# 1995 Polaris Sportsman 500 4x4



## Boatown (Nov 27, 2004)

I have a oil leak not sure were from. it's dripping from bottom of crankcase, I' wipe it off go for a quick ride no leak let sit a few hours and she leaks down the case aand on the flooor not a lot but enough to piss you off, check oil it's ok. I thnk the gasket might be going or there is a breather fro the case that might be clogged and pressure is building up and then leaks.


----------



## bigcountrysg (Oct 9, 2006)

Boatown said:


> I have a oil leak not sure were from. it's dripping from bottom of crankcase, I' wipe it off go for a quick ride no leak let sit a few hours and she leaks down the case aand on the flooor not a lot but enough to piss you off, check oil it's ok. I thnk the gasket might be going or there is a breather fro the case that might be clogged and pressure is building up and then leaks.

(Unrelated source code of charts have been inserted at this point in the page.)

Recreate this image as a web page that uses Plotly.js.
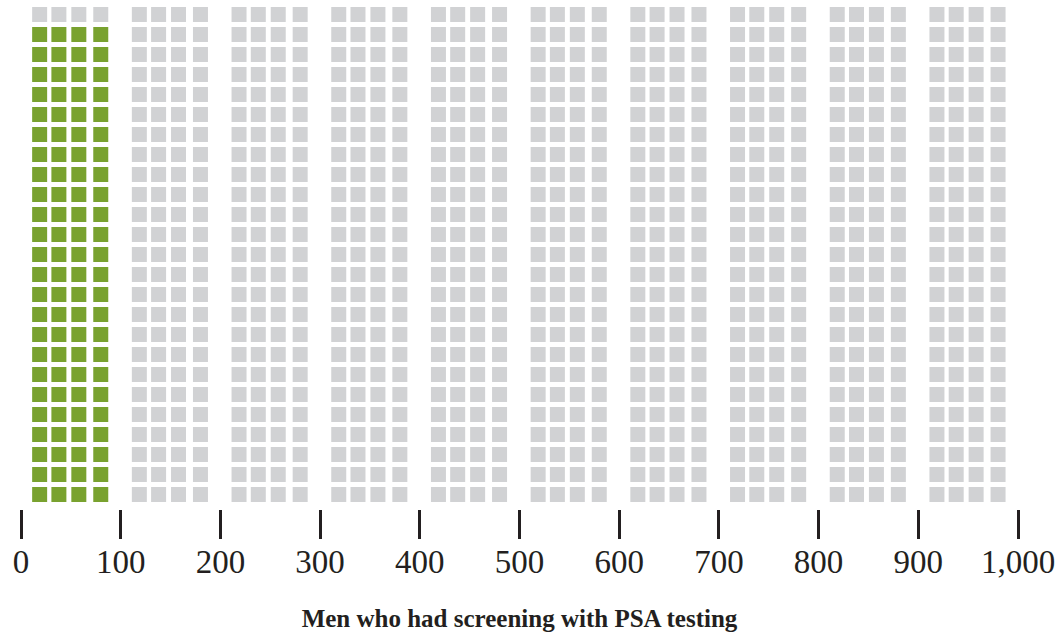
<!DOCTYPE html>
<html>
<head>
<meta charset="utf-8">
<script src="https://cdn.plot.ly/plotly-3.0.1.min.js"></script>
<style>html,body{margin:0;padding:0;background:#fff;}#chart{width:1058px;height:640px;}</style>
</head>
<body>
<div id="chart"></div>
<script>
// ---- data ----
const categories = ['Men in highlighted group', 'Other men'];
const counts = [96, 904];
const unitsPerGroup = 100;
const tickValues = [0, 100, 200, 300, 400, 500, 600, 700, 800, 900, 1000];
const tickLabels = ['0', '100', '200', '300', '400', '500', '600', '700', '800', '900', '1,000'];
const axisTitle = 'Men who had screening with PSA testing';
const colors = ['#79a22f', '#d1d2d4'];

// ---- layout helpers (positions computed, not data) ----
const colsPerGroup = 4;
const colOffsets = [18.7, 38, 58, 80];

const traces = categories.map((name, ci) => ({ name, x: [], y: [], type: 'scatter', mode: 'markers',
  hoverinfo: 'skip',
  marker: { symbol: 'square', size: 15, color: colors[ci], line: { width: 0 } } }));

let idx = 0;
counts.forEach((n, ci) => {
  for (let j = 0; j < n; j++, idx++) {
    const g = Math.floor(idx / unitsPerGroup);
    const k = idx % unitsPerGroup;
    const row = Math.floor(k / colsPerGroup);
    const col = k % colsPerGroup;
    traces[ci].x.push(g * unitsPerGroup + colOffsets[col]);
    traces[ci].y.push(row);
  }
});

const layout = {
  width: 1058, height: 640,
  margin: { l: 21, r: 40, t: 0, b: 131 },
  paper_bgcolor: '#fff', plot_bgcolor: '#fff',
  showlegend: false,
  xaxis: {
    range: [0, 1000], tickvals: tickValues, ticktext: tickLabels,
    ticks: 'outside', ticklen: 29, tickwidth: 3, tickcolor: '#231f20',
    showgrid: false, zeroline: false, showline: false, fixedrange: true,
    ticklabelstandoff: -6,
    tickfont: { family: 'Liberation Serif, serif', size: 33, color: '#231f20' },
    title: { text: '<b>' + axisTitle + '</b>', standoff: 30,
      font: { family: 'Liberation Serif, serif', size: 25, color: '#231f20' } }
  },
  yaxis: { range: [-0.725, 24.725], visible: false, showgrid: false, zeroline: false, fixedrange: true }
};

Plotly.newPlot('chart', traces, layout, { displayModeBar: false, staticPlot: true });
</script>
</body>
</html>
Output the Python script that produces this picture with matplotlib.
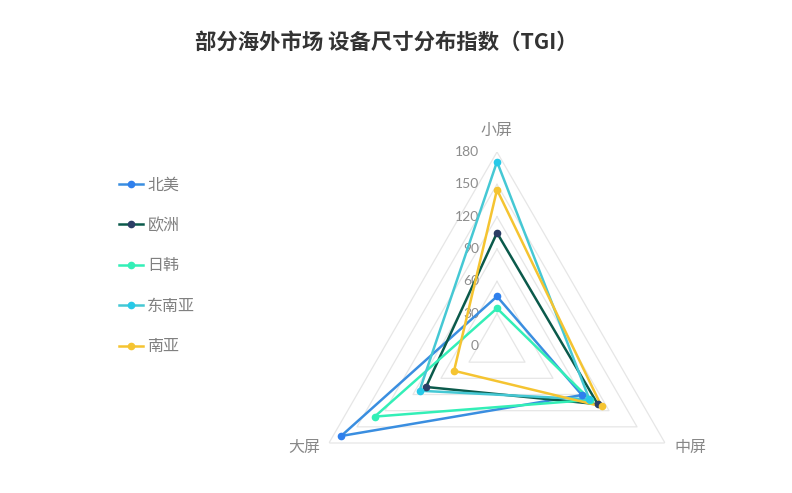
import numpy as np
import matplotlib
matplotlib.use("Agg")
import matplotlib.pyplot as plt
from matplotlib.lines import Line2D

plt.rcParams['font.family'] = ['Noto Sans CJK SC', 'DejaVu Sans']

# data
axes_labels = ['小屏', '中屏', '大屏']
series = ['北美', '欧洲', '日韩', '东南亚', '南亚']
na = [46, 91, 167]
eu = [105, 108, 76]
jk = [35, 100, 131]
sea = [171, 99, 83]
sa = [145, 112, 46]
values = [na, eu, jk, sea, sa]
r_ticks = [0, 30, 60, 90, 120, 150, 180]

line_colors = ['#3a8ee0', '#0b5a4b', '#33efb7', '#45c8d4', '#f5c431']
marker_colors = ['#2f80ed', '#2c3e66', '#33efb7', '#26c9e8', '#f5c431']

fig = plt.figure(figsize=(7.92, 4.93), dpi=100)
W, H = 792, 493
cx, cy, R = 497, 346, 194
ax = fig.add_axes([(cx - R) / W, (H - cy - R) / H, 2 * R / W, 2 * R / H],
                  projection='polar')
ax.set_theta_offset(np.pi / 2)
ax.set_theta_direction(-1)
ax.set_ylim(0, 180)
ax.grid(False)
ax.spines['polar'].set_visible(False)
ax.set_xticks([])
ax.set_yticks([])
ax.patch.set_alpha(0)

theta = np.linspace(0, 2 * np.pi, 3, endpoint=False)
theta_c = np.append(theta, theta[0])

# triangular grid
for lv in r_ticks[1:]:
    ax.plot(theta_c, [lv] * 4, color='#e6e6e6', lw=0.9, zorder=1)

# radial tick labels
for lv in r_ticks:
    ax.annotate(str(lv), xy=(0, lv), xytext=(-18, 0), textcoords='offset pixels',
                ha='right', va='center', fontsize=10, color='#8c8c8c',
                family=['Lato', 'DejaVu Sans'], zorder=2)

# axis labels
offsets = [(0, 22), (25, -4), (-25, -4)]
for t, lab, off in zip(theta, axes_labels, offsets):
    ax.annotate(lab, xy=(t, 180), xytext=off, textcoords='offset pixels',
                ha='center', va='center', fontsize=11.5, color='#888888')

for name, vals, lc, mc in zip(series, values, line_colors, marker_colors):
    v = vals + [vals[0]]
    ax.plot(theta_c, v, color=lc, lw=1.8, zorder=3)
    ax.plot(theta, vals, 'o', color=mc, ms=4.5, zorder=4)

handles = [Line2D([0], [0], color=lc, lw=1.8, marker='o', ms=4.5,
                  markerfacecolor=mc, markeredgecolor=mc)
           for lc, mc in zip(line_colors, marker_colors)]
leg = fig.legend(handles, series, loc='upper left', bbox_to_anchor=(105 / W, 1 - 162 / H),
                 frameon=False, fontsize=11.5, handlelength=1.45, handletextpad=0.3,
                 labelspacing=1.47)
for t in leg.get_texts():
    t.set_color('#808080')

fig.text(386 / W, 1 - 42 / H, '部分海外市场 设备尺寸分布指数（TGI）', ha='center', va='center',
         fontsize=15.4, fontweight='bold', color='#333333')

fig.savefig('out.png', dpi=100)
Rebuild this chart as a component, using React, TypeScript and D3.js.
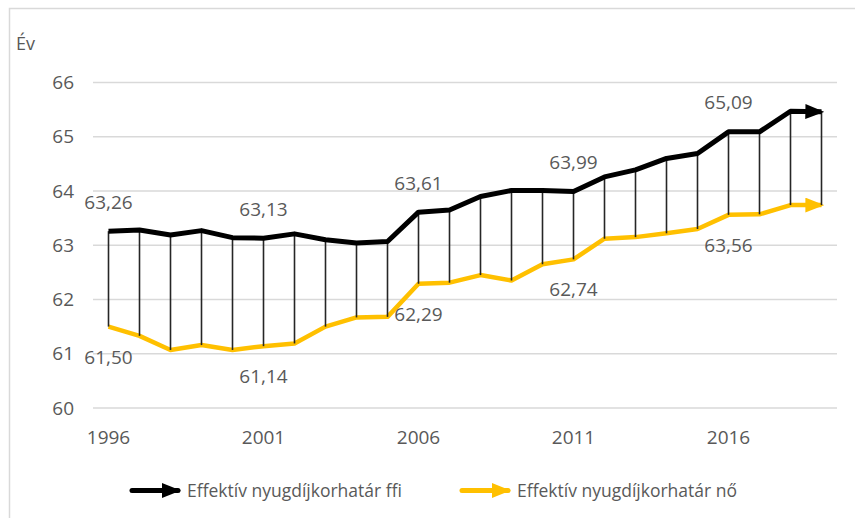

when was the last time you done an oilchange to this machine. Have you ever replaced the copper washer on the drain plug for the oil. That is what I would check, also check the valve cover area, head area, side covers, and the split of the engine case. All those areas have gaskets. They can leak, also could be the pcv plugged and dripping the oil down as well.


----------



## DANIEL MARK ZAPOLSKI (Sep 23, 2002)

did you check the oil filter? and did you put clean oil on the oil filter o-ring before installing? polaris came out with a new drain plug gasket set-up for my 700, it's a plastic and aluminum o seal system, two seperate pieces they say they had some issues with the copper compression o-rings and leaks.
you can get some special dye for your oil and find the leak with an ultra violate light. all the big 3 use this dye to check for leaks also.
good luck


----------